I assumed this was a one-to-many relationship, but given that it is
actually one-to-one, you certainly could just put the t_teams fields
directly in the auth_user table.
Anthony
On Monday, May 20, 2013 10:02:11 AM UTC-4, Chris Teodorski wrote:
>
> Let me try again to explain what I'm striving for and see if that helps
> you guys help me. I'm really trying to explain as concisely as possible,
> without explaining the nitty gritty of what I'm trying to do.
>
> In my ideal situation, when a user registers, they create a team name as
> part of the registration process. When registration occurs a row is added
> to the the t_teams table which contains a field for their team name and
> their status on all of the challenges.
>
> Now that I'm explaining it -- perhaps the 'right' solution is to just add
> the extra fields to the auth_user table and not bother with having a
> secondary table.
>
> Chris
>
>
>
>
> On Monday, 20 May 2013 09:47:14 UTC-4, Chris Teodorski wrote:
>>
>> I'm going to give this a try -- but I'm honestly not sure exactly what
>> this field definition does. I'm going to play with it a bit and RTFM to
>> see if I can figure it out.
>>
>>
>>
>> On Monday, 20 May 2013 09:26:23 UTC-4, Anthony wrote:
>>>
>>> Would it work for you to just have a foreign key reference to the
>>> auth_user primary key, which is the id field? You could set the "represent"

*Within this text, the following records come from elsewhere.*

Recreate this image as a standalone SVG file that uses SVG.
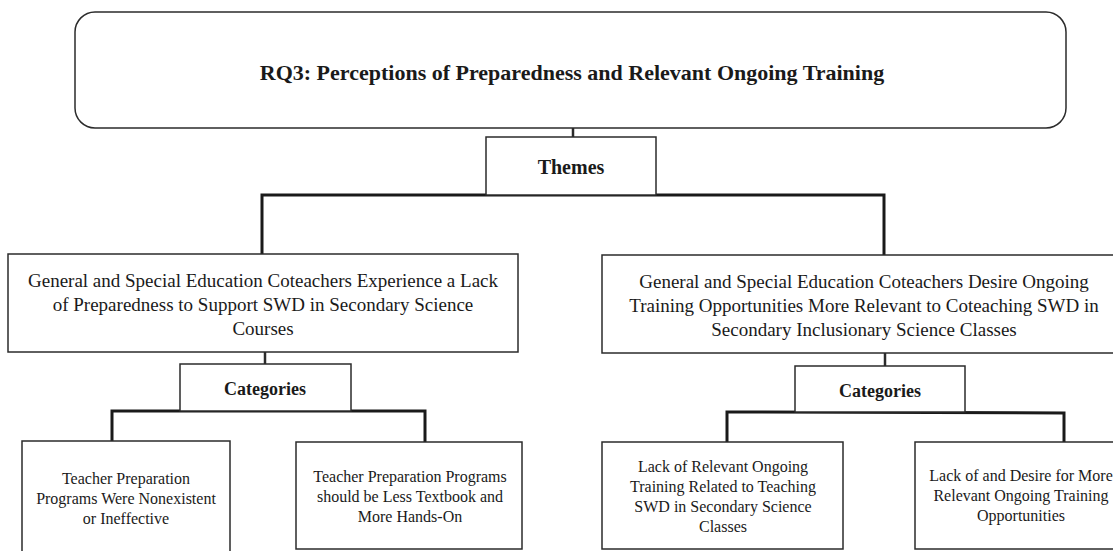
<svg xmlns="http://www.w3.org/2000/svg" width="1113" height="551" viewBox="0 0 1113 551">
<style>
.box{fill:#fff;stroke:#2b2b2b;stroke-width:1.5}
.t{font-family:"Liberation Serif","Times New Roman",serif;fill:#1a1a1a;text-anchor:middle}
.b{font-weight:bold}
.c{fill:none;stroke:#2b2b2b;stroke-width:2.5}
.h{fill:none;stroke:#1a1a1a;stroke-width:3}
</style>
<rect width="1113" height="551" fill="#fff"/>
<g id="connectors">
<line class="c" x1="573" y1="128" x2="573" y2="137"/>
<polyline class="h" points="262,254 262,195 884,195 884,255"/>
<line class="c" x1="265" y1="352" x2="265" y2="364"/>
<polyline class="h" points="112,441 112,411 425,411 425,442"/>
<line class="c" x1="885" y1="353" x2="885" y2="366"/>
<polyline class="h" points="727,442 727,412 1064,413 1064,442"/>
</g>
<g id="rq3">
<rect class="box" x="75" y="12" width="991" height="116" rx="20" ry="20"/>
<text class="t b" x="572" y="80" font-size="22">RQ3: Perceptions of Preparedness and Relevant Ongoing Training</text>
</g>
<g id="themes">
<rect class="box" x="486" y="137" width="170" height="58"/>
<text class="t b" x="571" y="174" font-size="20">Themes</text>
</g>
<g id="theme1">
<rect class="box" x="8" y="254" width="510" height="98"/>
<text class="t" font-size="19"><tspan x="263" y="287">General and Special Education Coteachers Experience a Lack</tspan><tspan x="263" y="311">of Preparedness to Support SWD in Secondary Science</tspan><tspan x="263" y="335">Courses</tspan></text>
</g>
<g id="theme2">
<rect class="box" x="602" y="255" width="520" height="98"/>
<text class="t" font-size="19"><tspan x="864" y="288">General and Special Education Coteachers Desire Ongoing</tspan><tspan x="864" y="312">Training Opportunities More Relevant to Coteaching SWD in</tspan><tspan x="864" y="336">Secondary Inclusionary Science Classes</tspan></text>
</g>
<g id="categories1">
<rect class="box" x="180" y="364" width="171" height="47"/>
<text class="t b" x="265" y="395" font-size="18">Categories</text>
</g>
<g id="categories2">
<rect class="box" x="795" y="366" width="170" height="46"/>
<text class="t b" x="880" y="397" font-size="18">Categories</text>
</g>
<g id="cat1a">
<rect class="box" x="22" y="441" width="208" height="120"/>
<text class="t" font-size="16"><tspan x="126" y="484">Teacher Preparation</tspan><tspan x="126" y="504">Programs Were Nonexistent</tspan><tspan x="126" y="524">or Ineffective</tspan></text>
</g>
<g id="cat1b">
<rect class="box" x="296" y="442" width="226" height="107"/>
<text class="t" font-size="16"><tspan x="410" y="482">Teacher Preparation Programs</tspan><tspan x="410" y="502">should be Less Textbook and</tspan><tspan x="410" y="522">More Hands-On</tspan></text>
</g>
<g id="cat2a">
<rect class="box" x="602" y="442" width="241" height="107"/>
<text class="t" font-size="16"><tspan x="723" y="472">Lack of Relevant Ongoing</tspan><tspan x="723" y="492">Training Related to Teaching</tspan><tspan x="723" y="512">SWD in Secondary Science</tspan><tspan x="723" y="532">Classes</tspan></text>
</g>
<g id="cat2b">
<rect class="box" x="915" y="442" width="210" height="107"/>
<text class="t" font-size="16"><tspan x="1021" y="481">Lack of and Desire for More</tspan><tspan x="1021" y="501">Relevant Ongoing Training</tspan><tspan x="1021" y="521">Opportunities</tspan></text>
</g>
</svg>
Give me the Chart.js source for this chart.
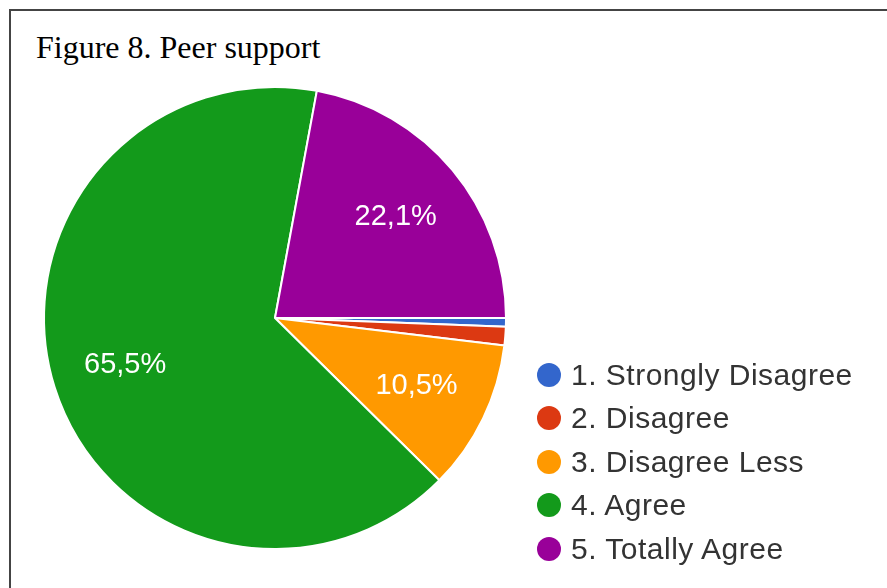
<!DOCTYPE html>
<html>
<head>
<meta charset="utf-8">
<script src="https://cdn.jsdelivr.net/npm/chart.js@4/dist/chart.umd.min.js"></script>
<style>
  html, body { margin: 0; padding: 0; background: #fff; }
  body { width: 887px; height: 588px; position: relative; overflow: hidden; }
  #frame { position: absolute; left: 9px; top: 9px; width: 900px; height: 600px;
           border-top: 2px solid #444; border-left: 2px solid #444; }
  #title { position: absolute; left: 36px; top: 31px; font: 32px "Liberation Serif", "Times New Roman", serif;
           line-height: 32px; color: #000; white-space: nowrap; }
  #pieBox { position: absolute; left: 10px; top: 78px; width: 530px; height: 480px; }
  #legend { position: absolute; left: 537px; top: 353px; margin: 0; padding: 0; list-style: none; }
  #legend li { height: 43.5px; display: flex; align-items: center; white-space: nowrap;
               font: 30px "Liberation Sans", Arial, sans-serif; letter-spacing: 0.5px; color: #333; }
  #legend .dot { width: 24px; height: 24px; border-radius: 50%; margin-right: 10px; flex: none; }
</style>
</head>
<body>
<div id="frame"></div>
<div id="title">Figure 8. Peer support</div>
<div id="pieBox"><canvas id="peerPie"></canvas></div>
<ul id="legend"></ul>
<script>
// Figure 8 - peer support (percent of answers)
var categories = ['1. Strongly Disagree', '2. Disagree', '3. Disagree Less', '4. Agree', '5. Totally Agree'];
var percents = [0.6, 1.3, 10.5, 65.5, 22.1];
var sliceColors = ['#3366cc', '#dc3912', '#ff9900', '#139a1b', '#990099'];

// white percentage text inside the big slices
var sliceLabels = {
  id: 'sliceLabels',
  afterDatasetsDraw: function (chart) {
    var ctx = chart.ctx;
    var meta = chart.getDatasetMeta(0);
    ctx.save();
    ctx.fillStyle = '#ffffff';
    ctx.font = '29px "Liberation Sans", Arial, sans-serif';
    ctx.textAlign = 'center';
    ctx.textBaseline = 'middle';
    meta.data.forEach(function (arc, i) {
      var v = chart.data.datasets[0].data[i];
      if (v < 5) return;
      var p = arc.getProps(['x', 'y', 'startAngle', 'endAngle', 'outerRadius'], true);
      var mid = (p.startAngle + p.endAngle) / 2;
      var r = p.outerRadius * 0.68;
      ctx.fillText(v.toFixed(1).replace('.', ',') + '%', p.x + Math.cos(mid) * r, p.y + Math.sin(mid) * r);
    });
    ctx.restore();
  }
};

var ctx1 = document.getElementById('peerPie').getContext('2d');
var peerPie = new Chart(ctx1, {
  type: 'pie',
  data: {
    labels: categories,
    datasets: [{
      data: percents,
      backgroundColor: sliceColors,
      borderColor: '#ffffff',
      borderWidth: 2
    }]
  },
  options: {
    responsive: true,
    maintainAspectRatio: false,
    animation: false,
    rotation: 90,
    layout: { padding: { top: 8, bottom: 8 } },
    plugins: {
      legend: { display: false },
      tooltip: { enabled: false }
    }
  },
  plugins: [sliceLabels]
});

// legend list built from the same arrays
var ul = document.getElementById('legend');
categories.forEach(function (name, i) {
  var li = document.createElement('li');
  var dot = document.createElement('span');
  dot.className = 'dot';
  dot.style.background = sliceColors[i];
  li.appendChild(dot);
  li.appendChild(document.createTextNode(name));
  ul.appendChild(li);
});
</script>
</body>
</html>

>>> attribute of the "name" field to display the "team_name" value from the
>>> referenced auth_user record.
>>>
>>> db.define_table('t_teams',
>>> Field('name', db.auth_user,
>>> requires=IS_IN_DB(db, 'auth_user.id', '%s(team_name)s'),
>>> represent=lambda id, r: db.auth_user(id).team_name))
>>>
>>> Anthony
>>>
>>> On Monday, May 20, 2013 7:49:49 AM UTC-4, Chris Teodorski wrote:
>>>>
>>>> What I'm trying to do -- and obviously not explaining well is to have
>>>> t_teams.name to be a foreign key for the field custom field in
>>>> auth_users.
>>>>
>>>> Does that explain it any better?
>>>>
>>>> On Monday, 20 May 2013 02:59:00 UTC-4, Niphlod wrote:
>>>>>
>>>>> uhm.
>>>>> what do you want (as examples) in auth_user.team_name and what on
>>>>> t_teams.name ?
>>>>> if you want e.g. "a-team" in auth_user.team_name and "a-team" in
>>>>> t_teams.name, and a record in t_teams must exist only with a "name"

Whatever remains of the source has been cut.